Introduce the quotation or paraphrase by setting it in context. For a nonfiction source, identify the author the first time you cite the source. For a literary source, identify the speaker or writer and the position of the quoted piece in its work for every quotation. There are three ways to introduce quotations or paraphrases:
1. You can use a full sentence followed by a colon to introduce a quotation.
Coming upon the witches, Macbeth unknowingly echoes them: “So foul and fair a day I have not seen” (1.3.39).
Economist Grant Houston lays the blame on bad government policy: “subsidies to corn growers keep the price of corn artificially low” (122).

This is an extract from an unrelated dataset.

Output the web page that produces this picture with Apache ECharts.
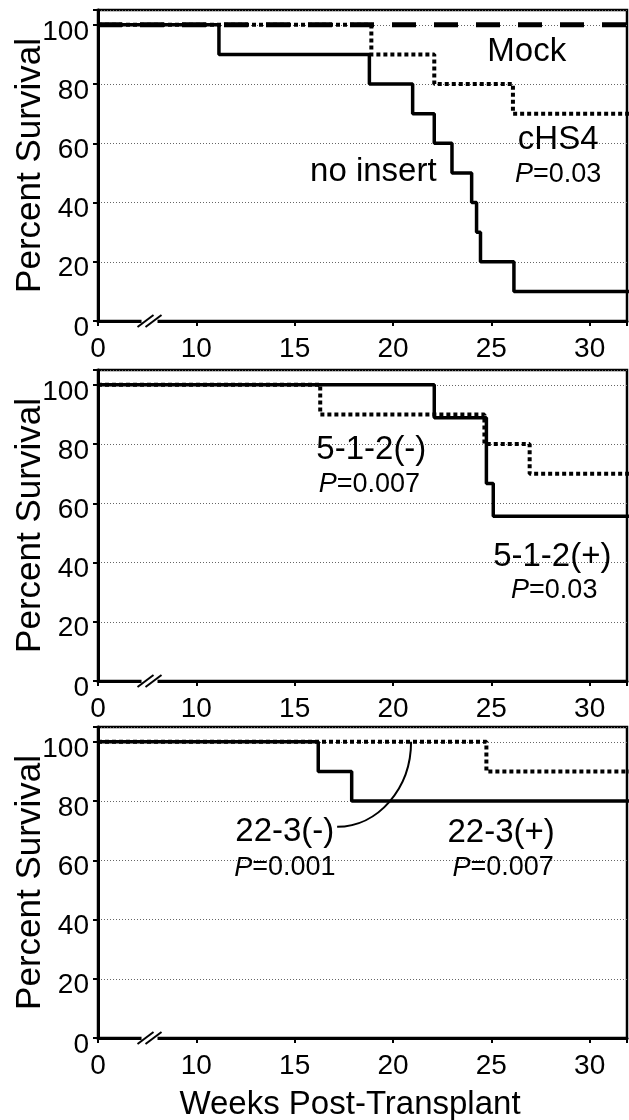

2. You can use a lead-in naming the author or character, followed by a comma.
Often since his walk, the speaker confides, “They flash upon that inward eye/ Which is the bliss of solitude” (21-22).
According to Sanchez, parents are furious about the ban on bake sales at schools (“PTA Focuses on Food” 16).
[No quotation marks in this example because it’s a paraphrase.]
3. You can also begin a sentence with your own words and complete it with quoted words. In this case, do not use a comma before the quotation.
Mr. Bennet, however, is “among the earliest of those who waited on Mr. Bingley” (7).
Houston argues that “tariffs on imported sugar unfairly subsidize US sugar growers” (248).